The memory system is vulnerable to a number of security breaches, e.g., an attacker can interfere with program execution by disrupting values stored in memory. Modern Intel ^® Software Guard Extension (SGX) systems already support integrity trees to detect such malicious behavior. However, in spite of recent innovations, the bandwidth overhead of integrity+replay protection is non-trivial; state-of-the-art solutions like Synergy introduce average slowdowns of $2.3 \times$ for memory-intensive benchmarks. Prior work also implements a tree that is shared by multiple applications, thus introducing a potential side channel. In this work, we build on the Synergy and SGX baselines, and introduce three new techniques. First, we isolate each application by implementing a separate integrity tree and metadata cache for each application; this improves metadata cache efficiency and improves performance by 39%, while eliminating the potential side channel.
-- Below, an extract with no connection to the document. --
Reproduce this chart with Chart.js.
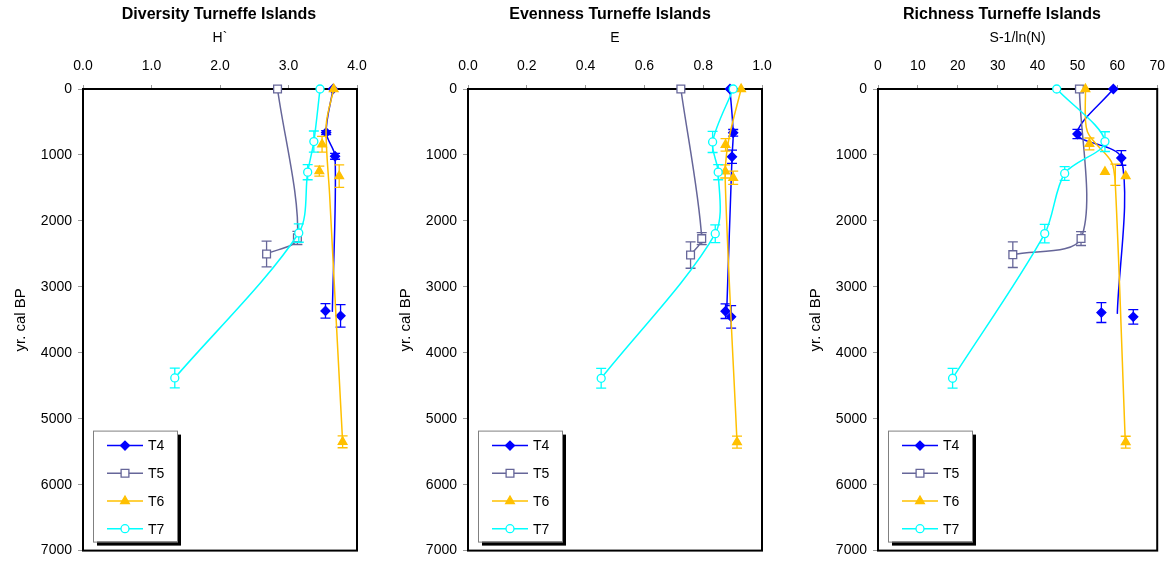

Second, we reduce the footprint of the metadata. Synergy uses a combination of integrity and error correction metadata to provide low-overhead support for both. We share error correction metadata across multiple blocks, thus lowering its footprint (by $16 \times$) while preventing error correction only in rare corner cases. However, we discover that shared error correction metadata, even with caching, does not improve performance. Third, we observe that thanks to its lower footprint, the error correction metadata can be embedded into the integrity tree. This reduces the metadata blocks that must be accessed to support both integrity verification and chipkill reliability. The proposed Isolated Tree with Embedded Shared Parity (ITESP) yields an overall performance improvement of 64%, relative to baseline Synergy.